I've spent these last couple of days to perform head-to-head comparisons of Xilinx Vivado HLS against HercuLeS on HLS-generated digital circuits (from input C code).

I believe that HercuLeS lived up to the challenge; it is competitive to Vivado HLS. The reader should take account that:

Both tools have been used (almost) out-of-the-box. Vivado HLS was configured with no bufg inclusion, and in "out_of_context" mode. These mean that no clock buffers and I/O pins were routed.
HercuLeS does not (yet) customize the generated HDL in order to fit better specific architectural features (DSP blocks, embedded SRL units).
Vivado HLS had some TOTAL FAILURES on some relatively simple codes such as a simple perfect number detector (positive integers equal to the sum of their divisors), a 1D wavelet code, and easter date calculation. It seems that Vivado HLS experiences some hard time with integer modulo/remainder. Codes are provided to anyone interested.

The following table provides a summary of the results:

Benchmark	Description	Vivado HLS (VHLS)			HercuLeS			Comments
		LUTs	Regs	TET	LUTs	Regs	TET
arraysum	Array sum	102	132	26.5	103	63	73.3
bitrev	Bit reversal	67	39	72.0	42	40	11.6
edgedet	Edge detection	246	130	1636.3	680	361	1606.4	1 BRAM for VHLS
fibo	Fibonacci series	138	131	60.2	137	197	102.7
fir	FIR filter	102	52	833.4	217	140	2729.4	Kintex-7
gcd	Greatest common divisor	210	98	35.2	128	93	75.9
icbrt	Cubic root approximation	239	207	260.6	365	201	400.5	Virtex-6
popcount	Population count	45	65	19.4	53	102	26.1
sierpinski	Sierpinski triangle	88	163	11327	230	200	16225
sieve	Prime sieve of Eratosthenes	525	595	6108.4	565	523	3869.5	1 BRAM for VHLS

NOTES:

Measurements where obtained for the KC705 development board device: xc7k325t-ffg900-2
TET is Total Execution Time in ns.
VHLS is a shortened form for Vivado HLS.
Vivado HLS 2013.1 was used.
Bold denotes smaller area and lower execution time.
Italic denotes an inconclusive comparison.
For the cases of edgedet and sieve, VHLS identifies a BRAM; HercuLeS does not.
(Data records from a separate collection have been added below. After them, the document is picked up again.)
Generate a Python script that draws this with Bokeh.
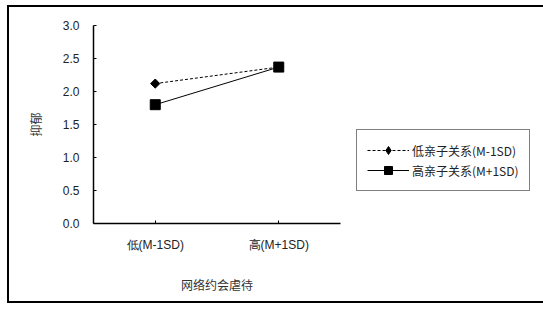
import math
import numpy as np
from bokeh.plotting import figure
from bokeh.models import Legend, LegendItem, FactorRange, CustomJSTickFormatter
from bokeh.embed import file_html
from bokeh.resources import INLINE

categories = ["低(M-1SD)", "高(M+1SD)"]
low_parent = [2.12, 2.37]
high_parent = [1.80, 2.37]
series_names = ["低亲子关系(M-1SD)", "高亲子关系(M+1SD)"]
y_ticks = [0.0, 0.5, 1.0, 1.5, 2.0, 2.5, 3.0]

p = figure(x_range=FactorRange(*categories), y_range=(0, 3.0),
           output_backend="svg", toolbar_location=None,
           frame_width=247, frame_height=198,
           min_border_left=84, min_border_top=18, min_border_right=196, min_border_bottom=78)
p.styles = {"border": "2px solid black", "margin": "5px 0 0 7px"}
p.x_range.range_padding = 0
p.grid.visible = False
p.outline_line_color = None
p.background_fill_color = "white"

yax = p.yaxis[0]
yax.ticker = y_ticks
yax.major_tick_in = 3
yax.major_tick_out = 0
yax.minor_tick_line_color = None
yax.axis_line_color = "black"
yax.axis_line_width = 1.5
yax.major_label_text_font = "Liberation Sans"
yax.major_label_text_font_size = "12px"
yax.major_label_text_color = "#222222"
yax.major_label_standoff = 14
yax.axis_label = "抑郁"
yax.axis_label_text_font = "Noto Sans CJK SC"
yax.axis_label_text_font_size = "12px"
yax.axis_label_text_font_style = "normal"
yax.axis_label_text_color = "#333333"
yax.axis_label_standoff = 16
yax.formatter = CustomJSTickFormatter(code="return tick.toFixed(1);")

xax = p.xaxis[0]
xax.major_tick_in = 3
xax.major_tick_out = 0
xax.axis_line_color = "black"
xax.axis_line_width = 1.5
xax.major_label_text_font = "Liberation Sans"
xax.major_label_text_font_size = "12px"
xax.major_label_text_color = "#222222"
xax.major_label_standoff = 14
xax.axis_label = "网络约会虐待"
xax.axis_label_text_font = "Noto Sans CJK SC"
xax.axis_label_text_font_size = "12px"
xax.axis_label_text_font_style = "normal"
xax.axis_label_text_color = "#333333"
xax.axis_label_standoff = 21

l1 = p.line(categories, low_parent, line_color="black", line_width=1, line_dash="3 2")
m1 = p.scatter(categories, low_parent, marker="square", size=6.5, angle=math.pi / 4, color="black")
# legend key only (not drawn in the plot area)
m1_key = p.scatter(x=[categories[0]], y=np.array([np.nan]), marker="diamond", size=10, color="black")
l2 = p.line(categories, high_parent, line_color="black", line_width=1)
m2 = p.scatter(categories, high_parent, marker="square", size=10, color="black")

legend = Legend(items=[LegendItem(label=series_names[0], renderers=[l1, m1_key]),
                       LegendItem(label=series_names[1], renderers=[l2, m2])],
                location=(16, 32), orientation="vertical",
                border_line_color="black", border_line_width=1,
                label_text_font="Noto Sans CJK SC", label_text_font_size="12px",
                label_text_color="#222222",
                glyph_width=42, glyph_height=20, spacing=0, padding=10,
                label_standoff=3, margin=0)
p.add_layout(legend, "right")

open("out.html", "w").write(file_html(p, INLINE))
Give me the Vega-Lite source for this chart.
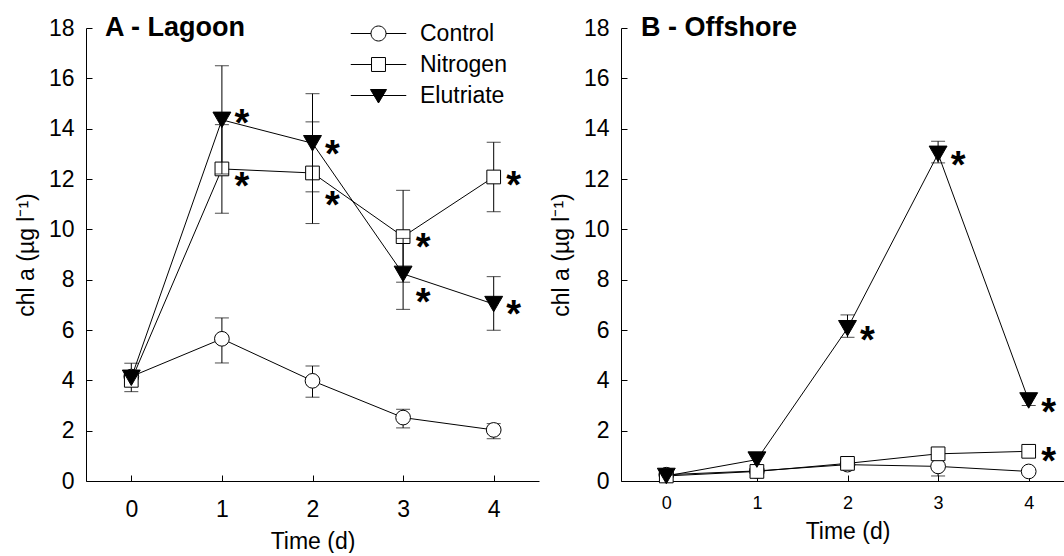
{
  "$schema": "https://vega.github.io/schema/vega-lite/v6.json",
  "padding": {"left": 15, "top": 14, "right": 0, "bottom": 0},
  "bounds": "flush",
  "spacing": 82,
  "datasets": {
    "lagoon": [
      {"t": 0, "series": "Control", "mean": 4.15, "lo": 3.55, "hi": 4.68, "star": null},
      {"t": 1, "series": "Control", "mean": 5.65, "lo": 4.69, "hi": 6.48, "star": null},
      {"t": 2, "series": "Control", "mean": 3.98, "lo": 3.33, "hi": 4.57, "star": null},
      {"t": 3, "series": "Control", "mean": 2.52, "lo": 2.11, "hi": 2.85, "star": null},
      {"t": 4, "series": "Control", "mean": 2.03, "lo": 1.68, "hi": 2.28, "star": null},
      {"t": 0, "series": "Nitrogen", "mean": 4.0, "lo": null, "hi": null, "star": null},
      {"t": 1, "series": "Nitrogen", "mean": 12.4, "lo": 10.64, "hi": 14.16, "star": 12.02},
      {"t": 2, "series": "Nitrogen", "mean": 12.24, "lo": 10.23, "hi": 14.27, "star": 11.3},
      {"t": 3, "series": "Nitrogen", "mean": 9.71, "lo": 7.9, "hi": 11.55, "star": 9.6},
      {"t": 4, "series": "Nitrogen", "mean": 12.08, "lo": 10.7, "hi": 13.46, "star": 12.08},
      {"t": 0, "series": "Elutriate", "mean": 4.1, "lo": null, "hi": null, "star": null},
      {"t": 1, "series": "Elutriate", "mean": 14.35, "lo": 12.2, "hi": 16.5, "star": 14.54},
      {"t": 2, "series": "Elutriate", "mean": 13.42, "lo": 11.49, "hi": 15.39, "star": 13.3},
      {"t": 3, "series": "Elutriate", "mean": 8.23, "lo": 6.82, "hi": 9.64, "star": 7.43},
      {"t": 4, "series": "Elutriate", "mean": 7.03, "lo": 5.99, "hi": 8.12, "star": 6.94}
    ],
    "offshore": [
      {"t": 0, "series": "Control", "mean": 0.25, "lo": null, "hi": null, "star": null},
      {"t": 1, "series": "Control", "mean": 0.4, "lo": null, "hi": null, "star": null},
      {"t": 2, "series": "Control", "mean": 0.65, "lo": null, "hi": null, "star": null},
      {"t": 3, "series": "Control", "mean": 0.58, "lo": 0.2, "hi": 0.9, "star": null},
      {"t": 4, "series": "Control", "mean": 0.38, "lo": null, "hi": null, "star": null},
      {"t": 0, "series": "Nitrogen", "mean": 0.2, "lo": null, "hi": null, "star": null},
      {"t": 1, "series": "Nitrogen", "mean": 0.38, "lo": null, "hi": null, "star": null},
      {"t": 2, "series": "Nitrogen", "mean": 0.7, "lo": null, "hi": null, "star": null},
      {"t": 3, "series": "Nitrogen", "mean": 1.08, "lo": null, "hi": null, "star": null},
      {"t": 4, "series": "Nitrogen", "mean": 1.18, "lo": null, "hi": null, "star": 1.11},
      {"t": 0, "series": "Elutriate", "mean": 0.2, "lo": null, "hi": null, "star": null},
      {"t": 1, "series": "Elutriate", "mean": 0.85, "lo": null, "hi": null, "star": null},
      {"t": 2, "series": "Elutriate", "mean": 6.07, "lo": 5.71, "hi": 6.6, "star": 5.94},
      {"t": 3, "series": "Elutriate", "mean": 13.0, "lo": 12.64, "hi": 13.5, "star": 12.86},
      {"t": 4, "series": "Elutriate", "mean": 3.2, "lo": 3.0, "hi": 3.45, "star": 3.07}
    ]
  },
  "resolve": {"scale": {"fill": "independent", "shape": "independent"}, "legend": {"fill": "independent", "shape": "independent"}},
  "hconcat": [
    {
      "width": 453,
      "height": 453,
      "data": {"name": "lagoon"},
      "encoding": {
        "x": {"field": "t", "type": "quantitative", "scale": {"domain": [-0.5, 4.5], "nice": false, "zero": false},
              "axis": {"values": [0, 1, 2, 3, 4], "title": "Time (d)", "labelPadding": 23, "titlePadding": 9, "labelFontSize": 23}},
        "y": {"field": "mean", "type": "quantitative", "title": "chl a (µg l⁻¹)", "scale": {"domain": [0, 18], "nice": false},
              "axis": {"values": [0, 2, 4, 6, 8, 10, 12, 14, 16, 18], "labelPadding": 18, "titlePadding": 10, "labelFontSize": 23}}
      },
      "layer": [
        {"transform": [{"filter": "datum.series === 'Control' && datum.lo != null"}],
         "mark": {"type": "errorbar", "color": "black", "thickness": 1, "ticks": {"size": 14, "color": "black"}},
         "encoding": {"y": {"field": "lo", "type": "quantitative", "title": "chl a (µg l⁻¹)"}, "y2": {"field": "hi"}}},
        {"transform": [{"filter": "datum.series === 'Control'"}],
         "mark": {"type": "line", "color": "black", "strokeWidth": 1}},
        {"transform": [{"filter": "datum.series === 'Control'"}],
         "mark": {"type": "point", "shape": "circle", "size": 216, "filled": true, "opacity": 1, "stroke": "black", "strokeWidth": 1},
         "encoding": {"fill": {"field": "series", "type": "nominal", "scale": {"domain": ["Control", "Nitrogen", "Elutriate"], "range": ["white", "white", "black"]},
           "legend": {"orient": "none", "legendX": 281, "legendY": -6, "title": null, "labelFontSize": 23, "labelColor": "black", "labelOffset": 30, "rowPadding": 7, "symbolSize": 225, "symbolStrokeColor": "black", "symbolStrokeWidth": 1}}}},
        {"transform": [{"filter": "datum.series === 'Nitrogen' && datum.lo != null"}],
         "mark": {"type": "errorbar", "color": "black", "thickness": 1, "ticks": {"size": 14, "color": "black"}},
         "encoding": {"y": {"field": "lo", "type": "quantitative", "title": "chl a (µg l⁻¹)"}, "y2": {"field": "hi"}}},
        {"transform": [{"filter": "datum.series === 'Nitrogen'"}],
         "mark": {"type": "line", "color": "black", "strokeWidth": 1}},
        {"transform": [{"filter": "datum.series === 'Nitrogen'"}],
         "mark": {"type": "point", "shape": "square", "size": 188, "filled": true, "opacity": 1, "stroke": "black", "strokeWidth": 1},
         "encoding": {"fill": {"field": "series", "type": "nominal"}}},
        {"transform": [{"filter": "datum.series === 'Elutriate' && datum.lo != null"}],
         "mark": {"type": "errorbar", "color": "black", "thickness": 1, "ticks": {"size": 14, "color": "black"}},
         "encoding": {"y": {"field": "lo", "type": "quantitative", "title": "chl a (µg l⁻¹)"}, "y2": {"field": "hi"}}},
        {"transform": [{"filter": "datum.series === 'Elutriate'"}],
         "mark": {"type": "line", "color": "black", "strokeWidth": 1}},
        {"transform": [{"filter": "datum.series === 'Elutriate'"}],
         "mark": {"type": "point", "shape": "triangle-down", "size": 320, "filled": true, "opacity": 1, "stroke": "black", "strokeWidth": 1},
         "encoding": {"fill": {"field": "series", "type": "nominal"}}},
        {"transform": [{"filter": "false"}],
         "mark": {"type": "point", "size": 225, "filled": true, "opacity": 1, "stroke": "black", "strokeWidth": 1},
         "encoding": {
           "fill": {"field": "series", "type": "nominal"},
           "shape": {"field": "series", "type": "nominal", "scale": {"domain": ["Control", "Nitrogen", "Elutriate"],
             "range": ["M-3.7,0L-1,0M1,0L3.7,0M1,0A1,1,0,1,1,-1,0A1,1,0,1,1,1,0Z", "M-3.7,0L-0.93,0M0.93,0L3.7,0M-0.93,-0.93L0.93,-0.93L0.93,0.93L-0.93,0.93Z", "M-3.7,0L3.7,0M-1.07,-0.8L1.07,-0.8L0,1Z"]},
             "legend": {"orient": "none", "legendX": 281, "legendY": -6, "title": null, "labelFontSize": 23, "labelColor": "black", "labelOffset": 30, "rowPadding": 7, "symbolSize": 225, "symbolStrokeColor": "black", "symbolStrokeWidth": 1}}}},
        {"transform": [{"filter": "datum.star != null"}],
         "mark": {"type": "text", "text": "*", "fontSize": 38, "fontWeight": "bold", "color": "black", "dx": 20, "dy": 21, "baseline": "alphabetic", "align": "center"},
         "encoding": {"y": {"field": "star", "type": "quantitative", "title": "chl a (µg l⁻¹)"}}},
        {"transform": [{"filter": "datum.t === 0 && datum.series === 'Control'"}],
         "mark": {"type": "text", "text": "A - Lagoon", "fontSize": 27, "fontWeight": "bold", "color": "black", "align": "left", "baseline": "middle", "dx": 19},
         "encoding": {"x": {"datum": -0.5, "type": "quantitative"}, "y": {"datum": 18, "type": "quantitative", "title": "chl a (µg l⁻¹)"}}}
      ]
    },
    {
      "width": 453,
      "height": 453,
      "data": {"name": "offshore"},
      "encoding": {
        "x": {"field": "t", "type": "quantitative", "scale": {"domain": [-0.5, 4.5], "nice": false, "zero": false},
              "axis": {"values": [0, 1, 2, 3, 4], "title": "Time (d)", "labelPadding": 19, "titlePadding": 8, "labelFontSize": 18}},
        "y": {"field": "mean", "type": "quantitative", "title": "chl a (µg l⁻¹)", "scale": {"domain": [0, 18], "nice": false},
              "axis": {"values": [0, 2, 4, 6, 8, 10, 12, 14, 16, 18], "labelPadding": 18, "titlePadding": 10, "labelFontSize": 23}}
      },
      "layer": [
        {"transform": [{"filter": "datum.series === 'Control' && datum.lo != null"}],
         "mark": {"type": "errorbar", "color": "black", "thickness": 1, "ticks": {"size": 14, "color": "black"}},
         "encoding": {"y": {"field": "lo", "type": "quantitative", "title": "chl a (µg l⁻¹)"}, "y2": {"field": "hi"}}},
        {"transform": [{"filter": "datum.series === 'Control'"}],
         "mark": {"type": "line", "color": "black", "strokeWidth": 1}},
        {"transform": [{"filter": "datum.series === 'Control'"}],
         "mark": {"type": "point", "shape": "circle", "size": 216, "filled": true, "opacity": 1, "stroke": "black", "strokeWidth": 1},
         "encoding": {"fill": {"field": "series", "type": "nominal", "scale": {"domain": ["Control", "Nitrogen", "Elutriate"], "range": ["white", "white", "black"]}, "legend": null}}},
        {"transform": [{"filter": "datum.series === 'Nitrogen'"}],
         "mark": {"type": "line", "color": "black", "strokeWidth": 1}},
        {"transform": [{"filter": "datum.series === 'Nitrogen'"}],
         "mark": {"type": "point", "shape": "square", "size": 188, "filled": true, "opacity": 1, "stroke": "black", "strokeWidth": 1},
         "encoding": {"fill": {"field": "series", "type": "nominal", "legend": null}}},
        {"transform": [{"filter": "datum.series === 'Elutriate' && datum.lo != null"}],
         "mark": {"type": "errorbar", "color": "black", "thickness": 1, "ticks": {"size": 14, "color": "black"}},
         "encoding": {"y": {"field": "lo", "type": "quantitative", "title": "chl a (µg l⁻¹)"}, "y2": {"field": "hi"}}},
        {"transform": [{"filter": "datum.series === 'Elutriate'"}],
         "mark": {"type": "line", "color": "black", "strokeWidth": 1}},
        {"transform": [{"filter": "datum.series === 'Elutriate'"}],
         "mark": {"type": "point", "shape": "triangle-down", "size": 320, "filled": true, "opacity": 1, "stroke": "black", "strokeWidth": 1},
         "encoding": {"fill": {"field": "series", "type": "nominal", "legend": null}}},
        {"transform": [{"filter": "datum.star != null"}],
         "mark": {"type": "text", "text": "*", "fontSize": 38, "fontWeight": "bold", "color": "black", "dx": 20, "dy": 21, "baseline": "alphabetic", "align": "center"},
         "encoding": {"y": {"field": "star", "type": "quantitative", "title": "chl a (µg l⁻¹)"}}},
        {"transform": [{"filter": "datum.t === 0 && datum.series === 'Control'"}],
         "mark": {"type": "text", "text": "B - Offshore", "fontSize": 27, "fontWeight": "bold", "color": "black", "align": "left", "baseline": "middle", "dx": 20},
         "encoding": {"x": {"datum": -0.5, "type": "quantitative"}, "y": {"datum": 18, "type": "quantitative", "title": "chl a (µg l⁻¹)"}}}
      ]
    }
  ],
  "config": {
    "font": "Liberation Sans",
    "view": {"stroke": null},
    "axis": {"grid": false, "domainColor": "black", "domainWidth": 1, "tickColor": "black", "tickWidth": 1, "tickSize": -6,
             "labelColor": "black", "titleColor": "black", "titleFontSize": 23, "titleFontWeight": "normal", "labelFont": "Liberation Sans", "titleFont": "Liberation Sans"}
  }
}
In these cases, HercuLeS saves a BRAM while VHLS saves on LUTs and FFs (Registers).

Overall, there are about 30% wins for HercuLeS and ~70% wins for Vivado HLS. Not too bad for a tool like HercuLeS; producing generic, portable, vendor-independent code. I estimate that HercuLeS development effort is around 1-5% to Vivado HLS.

I believe that HercuLeS will do much better in the out-of-the-box experience (which is of high importance in order to draw more software-minded engineers in the game) in the near future.

Both HercuLeS and Vivado HLS have optimization features (e.g. loop unrolling). HercuLeS applies optimizations by using a source-to-source C code optimizer. Vivado HLS mostly resorts to end-user directives. These coding aspects will be taken into account in a followup comparison; they also yield a much more extensive solution space.